Omitting the pictures, copy exactly each line from the one containing "Recreate this image" up to and including the one containing "# diciembre 2001".

--- Start PROVIDED DATA ---

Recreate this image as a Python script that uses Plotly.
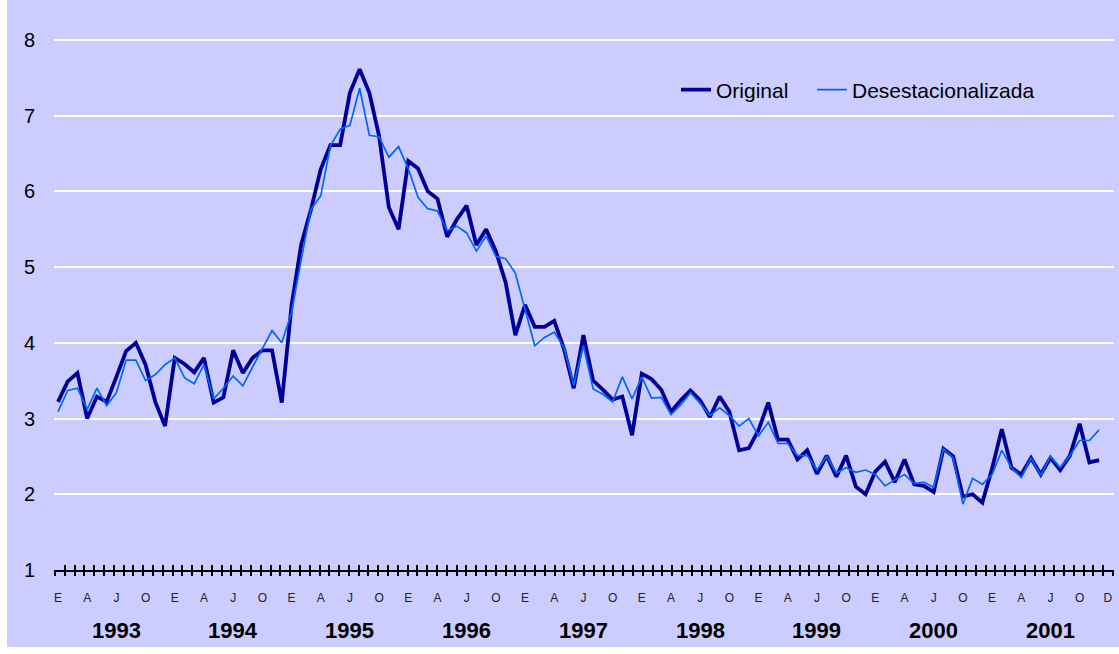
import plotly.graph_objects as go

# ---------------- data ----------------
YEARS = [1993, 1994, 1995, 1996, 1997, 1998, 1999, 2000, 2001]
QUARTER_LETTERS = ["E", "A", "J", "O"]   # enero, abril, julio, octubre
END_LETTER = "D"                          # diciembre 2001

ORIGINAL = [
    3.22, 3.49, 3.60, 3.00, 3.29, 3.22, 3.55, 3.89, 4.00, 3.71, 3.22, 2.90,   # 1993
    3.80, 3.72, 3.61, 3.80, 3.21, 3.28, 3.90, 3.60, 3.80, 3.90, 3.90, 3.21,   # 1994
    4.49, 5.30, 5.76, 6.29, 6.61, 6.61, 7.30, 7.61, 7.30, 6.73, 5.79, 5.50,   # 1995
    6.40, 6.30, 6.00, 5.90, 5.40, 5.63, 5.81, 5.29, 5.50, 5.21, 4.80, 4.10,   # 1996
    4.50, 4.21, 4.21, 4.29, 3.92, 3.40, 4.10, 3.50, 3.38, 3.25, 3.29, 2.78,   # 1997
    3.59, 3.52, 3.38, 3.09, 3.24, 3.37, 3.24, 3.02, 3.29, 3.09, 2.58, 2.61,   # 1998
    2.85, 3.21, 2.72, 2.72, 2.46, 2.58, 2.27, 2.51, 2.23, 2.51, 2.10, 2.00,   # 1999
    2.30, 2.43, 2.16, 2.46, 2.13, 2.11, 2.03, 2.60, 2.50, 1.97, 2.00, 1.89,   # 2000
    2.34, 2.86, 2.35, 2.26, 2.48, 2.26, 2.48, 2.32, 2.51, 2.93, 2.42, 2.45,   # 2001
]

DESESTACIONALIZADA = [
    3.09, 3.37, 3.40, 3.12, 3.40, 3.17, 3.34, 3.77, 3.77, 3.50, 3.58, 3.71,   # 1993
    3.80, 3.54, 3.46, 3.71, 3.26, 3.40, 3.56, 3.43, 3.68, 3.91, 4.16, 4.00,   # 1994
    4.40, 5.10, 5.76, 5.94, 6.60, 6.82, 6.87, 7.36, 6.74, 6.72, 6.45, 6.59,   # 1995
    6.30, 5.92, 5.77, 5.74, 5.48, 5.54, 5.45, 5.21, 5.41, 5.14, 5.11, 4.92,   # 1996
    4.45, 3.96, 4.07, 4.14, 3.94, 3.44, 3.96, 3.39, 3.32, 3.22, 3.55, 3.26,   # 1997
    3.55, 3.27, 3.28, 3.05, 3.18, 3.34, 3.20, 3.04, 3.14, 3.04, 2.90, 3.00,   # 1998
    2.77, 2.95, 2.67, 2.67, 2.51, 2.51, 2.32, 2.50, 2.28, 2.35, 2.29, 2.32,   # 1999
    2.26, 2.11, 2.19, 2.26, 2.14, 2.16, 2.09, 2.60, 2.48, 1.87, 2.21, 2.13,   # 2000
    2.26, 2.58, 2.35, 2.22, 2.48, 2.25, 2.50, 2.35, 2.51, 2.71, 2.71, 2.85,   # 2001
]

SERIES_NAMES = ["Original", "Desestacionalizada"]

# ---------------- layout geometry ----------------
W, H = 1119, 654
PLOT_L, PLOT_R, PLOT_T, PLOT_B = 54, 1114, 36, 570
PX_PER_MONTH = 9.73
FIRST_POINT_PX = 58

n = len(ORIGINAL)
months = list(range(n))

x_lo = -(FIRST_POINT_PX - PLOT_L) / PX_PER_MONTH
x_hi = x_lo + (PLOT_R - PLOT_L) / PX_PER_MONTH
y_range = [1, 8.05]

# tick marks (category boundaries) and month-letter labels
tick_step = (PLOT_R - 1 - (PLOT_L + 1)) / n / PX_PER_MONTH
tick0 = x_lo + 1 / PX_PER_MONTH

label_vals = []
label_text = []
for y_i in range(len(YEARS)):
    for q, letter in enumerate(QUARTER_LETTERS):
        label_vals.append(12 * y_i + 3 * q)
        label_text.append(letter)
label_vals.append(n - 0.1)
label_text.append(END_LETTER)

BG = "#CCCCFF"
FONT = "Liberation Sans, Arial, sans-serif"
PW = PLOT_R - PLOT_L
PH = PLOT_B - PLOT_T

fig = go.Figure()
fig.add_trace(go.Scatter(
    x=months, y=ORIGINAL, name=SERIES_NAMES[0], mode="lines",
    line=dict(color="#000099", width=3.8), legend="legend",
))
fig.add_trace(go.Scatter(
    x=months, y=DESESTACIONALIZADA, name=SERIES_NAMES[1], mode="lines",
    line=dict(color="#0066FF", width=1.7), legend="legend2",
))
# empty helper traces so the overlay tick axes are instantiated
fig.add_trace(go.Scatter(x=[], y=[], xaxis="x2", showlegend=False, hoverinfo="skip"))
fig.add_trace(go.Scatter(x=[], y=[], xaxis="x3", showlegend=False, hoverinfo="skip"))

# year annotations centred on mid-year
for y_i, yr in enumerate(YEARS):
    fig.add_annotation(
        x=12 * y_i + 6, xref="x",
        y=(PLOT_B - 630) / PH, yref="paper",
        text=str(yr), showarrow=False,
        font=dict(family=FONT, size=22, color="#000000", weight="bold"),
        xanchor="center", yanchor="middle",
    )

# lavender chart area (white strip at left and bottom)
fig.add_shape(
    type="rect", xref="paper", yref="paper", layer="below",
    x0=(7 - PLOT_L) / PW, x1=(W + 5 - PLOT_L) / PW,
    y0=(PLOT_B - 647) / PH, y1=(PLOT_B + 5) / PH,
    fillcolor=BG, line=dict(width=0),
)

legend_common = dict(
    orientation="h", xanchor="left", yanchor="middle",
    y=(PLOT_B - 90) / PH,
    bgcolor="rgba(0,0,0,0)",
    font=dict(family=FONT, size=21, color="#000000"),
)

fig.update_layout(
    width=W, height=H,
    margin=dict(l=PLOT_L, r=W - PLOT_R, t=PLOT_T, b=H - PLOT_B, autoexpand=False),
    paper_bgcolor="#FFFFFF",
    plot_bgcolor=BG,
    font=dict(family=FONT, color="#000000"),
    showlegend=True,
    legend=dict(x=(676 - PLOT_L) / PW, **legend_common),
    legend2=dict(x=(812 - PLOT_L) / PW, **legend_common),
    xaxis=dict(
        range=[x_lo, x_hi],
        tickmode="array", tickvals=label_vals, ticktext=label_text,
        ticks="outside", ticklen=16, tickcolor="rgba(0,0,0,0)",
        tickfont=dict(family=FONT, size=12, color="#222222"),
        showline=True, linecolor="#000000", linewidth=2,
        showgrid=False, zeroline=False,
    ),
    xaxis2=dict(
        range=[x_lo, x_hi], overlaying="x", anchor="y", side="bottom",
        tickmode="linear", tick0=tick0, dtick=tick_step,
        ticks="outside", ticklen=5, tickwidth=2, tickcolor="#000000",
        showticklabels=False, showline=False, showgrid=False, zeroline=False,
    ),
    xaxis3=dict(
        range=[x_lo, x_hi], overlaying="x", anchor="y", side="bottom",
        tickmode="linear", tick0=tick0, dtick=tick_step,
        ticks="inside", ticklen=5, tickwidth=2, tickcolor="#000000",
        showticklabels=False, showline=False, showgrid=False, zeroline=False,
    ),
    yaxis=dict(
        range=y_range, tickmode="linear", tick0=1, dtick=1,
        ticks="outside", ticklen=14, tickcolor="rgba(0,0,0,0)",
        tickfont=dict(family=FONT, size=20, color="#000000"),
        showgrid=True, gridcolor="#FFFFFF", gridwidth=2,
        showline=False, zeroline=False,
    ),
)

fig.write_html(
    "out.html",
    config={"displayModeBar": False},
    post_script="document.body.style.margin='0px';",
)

--- End PROVIDED DATA ---
--- Start PROVIDED DATA ---

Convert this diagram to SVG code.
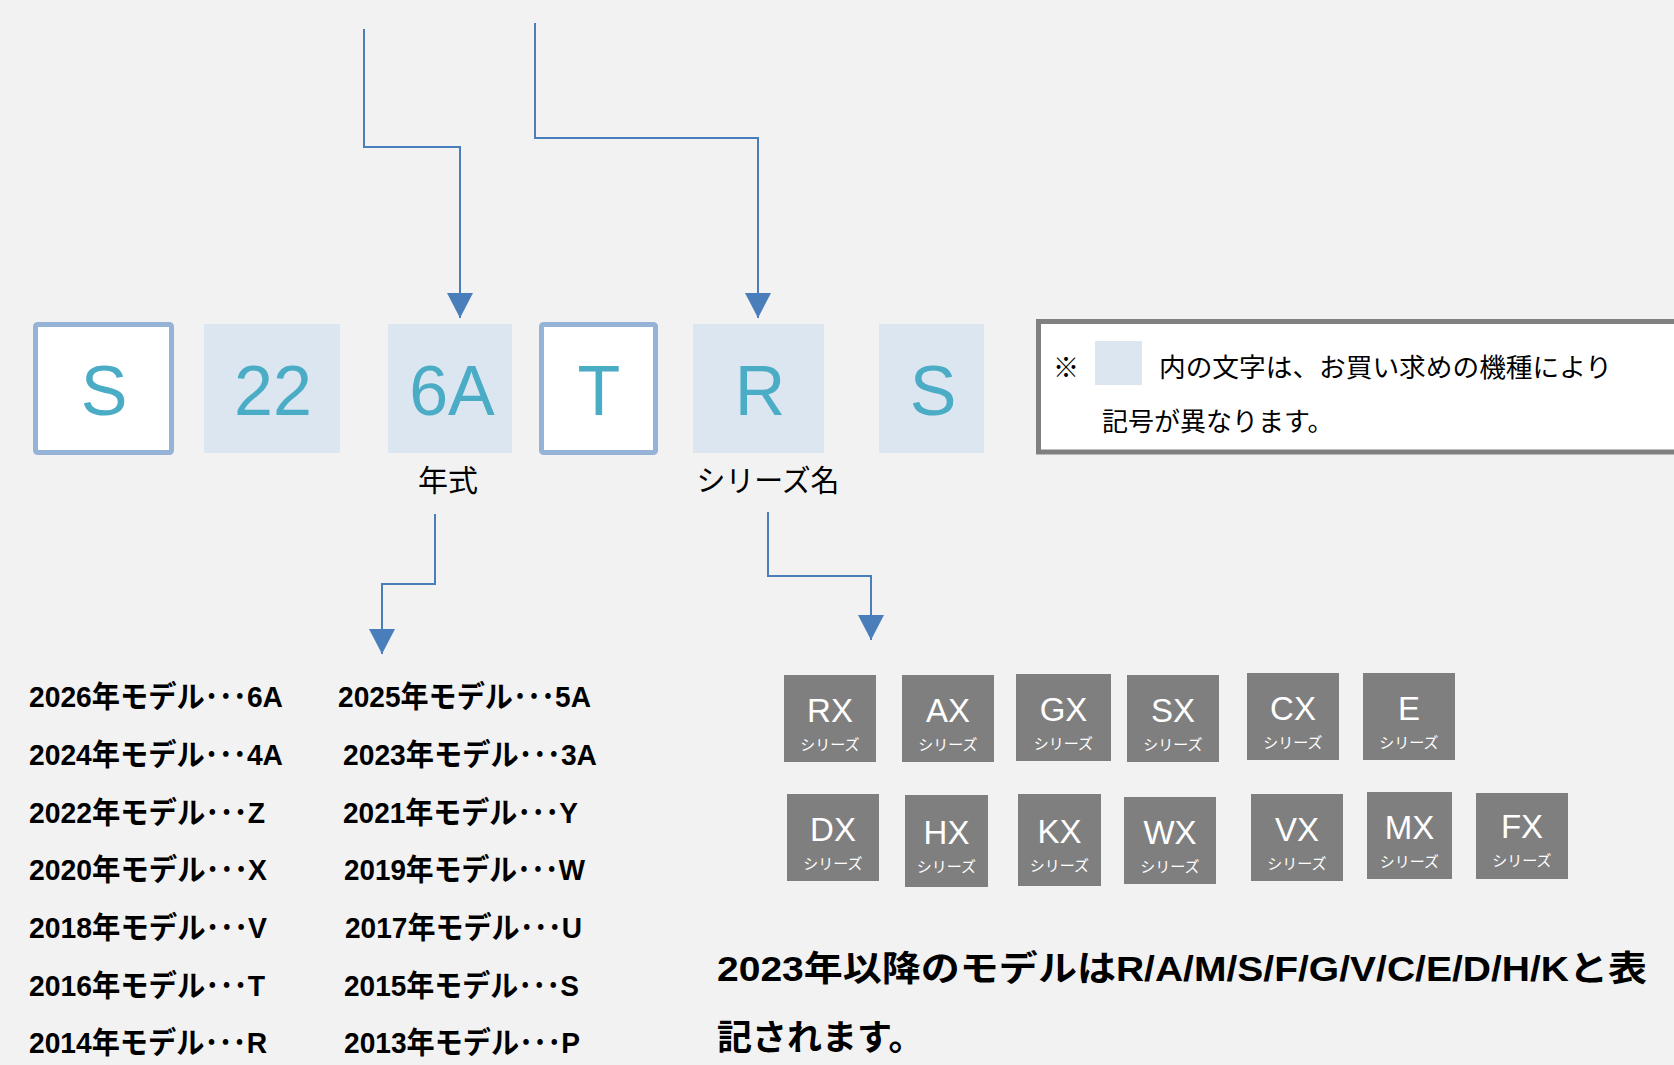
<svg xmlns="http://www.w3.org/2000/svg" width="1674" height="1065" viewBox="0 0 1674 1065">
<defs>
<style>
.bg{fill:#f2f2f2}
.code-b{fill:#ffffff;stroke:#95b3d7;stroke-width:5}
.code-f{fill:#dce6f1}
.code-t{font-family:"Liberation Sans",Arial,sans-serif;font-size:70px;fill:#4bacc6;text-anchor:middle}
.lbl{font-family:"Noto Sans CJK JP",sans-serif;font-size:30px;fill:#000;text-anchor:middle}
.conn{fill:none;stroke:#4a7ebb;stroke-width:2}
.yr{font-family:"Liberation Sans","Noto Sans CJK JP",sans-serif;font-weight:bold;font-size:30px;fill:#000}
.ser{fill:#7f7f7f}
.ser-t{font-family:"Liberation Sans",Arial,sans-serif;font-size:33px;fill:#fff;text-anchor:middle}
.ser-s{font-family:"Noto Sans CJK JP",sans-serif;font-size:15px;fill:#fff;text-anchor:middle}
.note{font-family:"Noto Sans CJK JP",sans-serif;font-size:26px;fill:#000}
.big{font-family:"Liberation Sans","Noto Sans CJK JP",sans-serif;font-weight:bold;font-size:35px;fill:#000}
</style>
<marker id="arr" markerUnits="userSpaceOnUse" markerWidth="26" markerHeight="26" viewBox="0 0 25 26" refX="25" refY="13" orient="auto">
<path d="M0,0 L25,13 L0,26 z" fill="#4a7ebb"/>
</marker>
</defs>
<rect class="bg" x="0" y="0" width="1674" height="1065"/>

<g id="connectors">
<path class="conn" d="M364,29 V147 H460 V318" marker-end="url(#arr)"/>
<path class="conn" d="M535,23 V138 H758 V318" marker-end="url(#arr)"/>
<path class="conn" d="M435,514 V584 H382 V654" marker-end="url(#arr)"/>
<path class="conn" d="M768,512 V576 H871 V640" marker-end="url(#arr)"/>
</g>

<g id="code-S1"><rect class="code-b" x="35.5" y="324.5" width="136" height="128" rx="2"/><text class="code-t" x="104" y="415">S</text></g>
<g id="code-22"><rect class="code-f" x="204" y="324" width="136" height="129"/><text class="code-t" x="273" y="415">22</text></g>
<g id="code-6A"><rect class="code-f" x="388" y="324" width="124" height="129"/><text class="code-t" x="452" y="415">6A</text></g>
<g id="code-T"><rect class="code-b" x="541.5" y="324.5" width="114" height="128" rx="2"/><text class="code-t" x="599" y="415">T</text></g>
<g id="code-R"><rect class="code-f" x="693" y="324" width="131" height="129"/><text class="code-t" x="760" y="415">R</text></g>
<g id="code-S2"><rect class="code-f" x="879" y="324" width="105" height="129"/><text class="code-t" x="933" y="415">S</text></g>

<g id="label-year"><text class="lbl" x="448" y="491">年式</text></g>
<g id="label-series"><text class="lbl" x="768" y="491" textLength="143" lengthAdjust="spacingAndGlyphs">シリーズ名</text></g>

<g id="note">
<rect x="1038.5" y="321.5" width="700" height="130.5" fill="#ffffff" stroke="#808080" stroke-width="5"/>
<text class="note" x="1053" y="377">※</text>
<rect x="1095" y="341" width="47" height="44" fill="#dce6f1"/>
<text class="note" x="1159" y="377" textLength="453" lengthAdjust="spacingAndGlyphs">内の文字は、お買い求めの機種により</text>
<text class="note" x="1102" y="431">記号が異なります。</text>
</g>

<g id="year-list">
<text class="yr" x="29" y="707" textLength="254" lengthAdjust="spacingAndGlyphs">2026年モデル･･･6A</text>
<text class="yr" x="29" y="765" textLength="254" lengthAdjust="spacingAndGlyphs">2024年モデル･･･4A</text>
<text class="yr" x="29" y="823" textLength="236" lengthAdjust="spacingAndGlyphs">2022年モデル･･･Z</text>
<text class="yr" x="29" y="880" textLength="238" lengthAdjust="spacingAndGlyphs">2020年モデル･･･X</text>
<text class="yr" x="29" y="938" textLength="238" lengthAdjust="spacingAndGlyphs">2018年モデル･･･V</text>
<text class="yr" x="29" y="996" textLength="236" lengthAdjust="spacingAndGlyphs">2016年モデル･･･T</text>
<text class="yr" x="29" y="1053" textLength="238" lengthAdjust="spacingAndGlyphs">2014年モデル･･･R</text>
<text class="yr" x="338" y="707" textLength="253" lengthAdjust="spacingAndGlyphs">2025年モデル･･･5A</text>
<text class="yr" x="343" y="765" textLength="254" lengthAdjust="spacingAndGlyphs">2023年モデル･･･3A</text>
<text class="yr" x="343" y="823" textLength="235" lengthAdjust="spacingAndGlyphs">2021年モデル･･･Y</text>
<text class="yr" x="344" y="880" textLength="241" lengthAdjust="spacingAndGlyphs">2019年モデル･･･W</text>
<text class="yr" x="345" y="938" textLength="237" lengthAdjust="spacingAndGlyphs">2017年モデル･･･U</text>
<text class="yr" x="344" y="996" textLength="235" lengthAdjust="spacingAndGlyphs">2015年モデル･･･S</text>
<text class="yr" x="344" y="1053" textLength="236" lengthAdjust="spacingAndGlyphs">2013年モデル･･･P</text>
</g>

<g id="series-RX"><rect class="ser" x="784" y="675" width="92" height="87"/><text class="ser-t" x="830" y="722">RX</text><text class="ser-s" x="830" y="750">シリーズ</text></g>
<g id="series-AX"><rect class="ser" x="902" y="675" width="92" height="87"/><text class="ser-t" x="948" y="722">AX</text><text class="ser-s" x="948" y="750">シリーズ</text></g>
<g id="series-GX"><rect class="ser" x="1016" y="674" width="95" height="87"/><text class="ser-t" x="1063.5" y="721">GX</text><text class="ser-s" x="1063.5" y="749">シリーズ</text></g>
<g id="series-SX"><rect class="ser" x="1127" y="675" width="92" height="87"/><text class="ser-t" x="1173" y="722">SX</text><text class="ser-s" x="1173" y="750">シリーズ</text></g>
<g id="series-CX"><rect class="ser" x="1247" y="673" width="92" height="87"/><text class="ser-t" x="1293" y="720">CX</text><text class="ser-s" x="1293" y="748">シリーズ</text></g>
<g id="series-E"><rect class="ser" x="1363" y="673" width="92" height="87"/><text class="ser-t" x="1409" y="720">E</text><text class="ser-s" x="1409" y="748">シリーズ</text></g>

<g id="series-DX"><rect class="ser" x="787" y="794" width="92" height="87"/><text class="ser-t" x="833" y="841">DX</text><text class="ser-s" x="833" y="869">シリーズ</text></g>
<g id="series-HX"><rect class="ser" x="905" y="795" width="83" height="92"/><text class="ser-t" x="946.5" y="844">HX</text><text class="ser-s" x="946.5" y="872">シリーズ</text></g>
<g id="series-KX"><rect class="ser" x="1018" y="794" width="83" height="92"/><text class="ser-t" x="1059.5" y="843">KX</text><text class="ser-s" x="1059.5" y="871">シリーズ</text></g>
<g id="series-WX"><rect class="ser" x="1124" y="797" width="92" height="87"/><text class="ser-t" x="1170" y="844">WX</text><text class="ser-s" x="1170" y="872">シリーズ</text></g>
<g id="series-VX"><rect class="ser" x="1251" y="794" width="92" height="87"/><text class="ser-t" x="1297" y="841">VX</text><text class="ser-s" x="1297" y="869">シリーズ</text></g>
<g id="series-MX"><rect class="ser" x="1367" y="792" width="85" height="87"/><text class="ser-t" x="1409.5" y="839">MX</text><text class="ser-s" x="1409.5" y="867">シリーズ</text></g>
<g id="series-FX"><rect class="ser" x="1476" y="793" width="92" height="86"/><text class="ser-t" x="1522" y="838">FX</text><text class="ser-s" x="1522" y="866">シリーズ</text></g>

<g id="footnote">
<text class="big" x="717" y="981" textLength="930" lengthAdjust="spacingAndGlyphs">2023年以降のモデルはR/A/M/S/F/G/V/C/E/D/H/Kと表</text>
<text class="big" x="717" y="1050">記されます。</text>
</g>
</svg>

--- End PROVIDED DATA ---

**WRITTEN REPLY:**
Recreate this image as a Python script that uses Plotly.
import plotly.graph_objects as go

# ---------------- data ----------------
YEARS = [1993, 1994, 1995, 1996, 1997, 1998, 1999, 2000, 2001]
QUARTER_LETTERS = ["E", "A", "J", "O"]   # enero, abril, julio, octubre
END_LETTER = "D"                          # diciembre 2001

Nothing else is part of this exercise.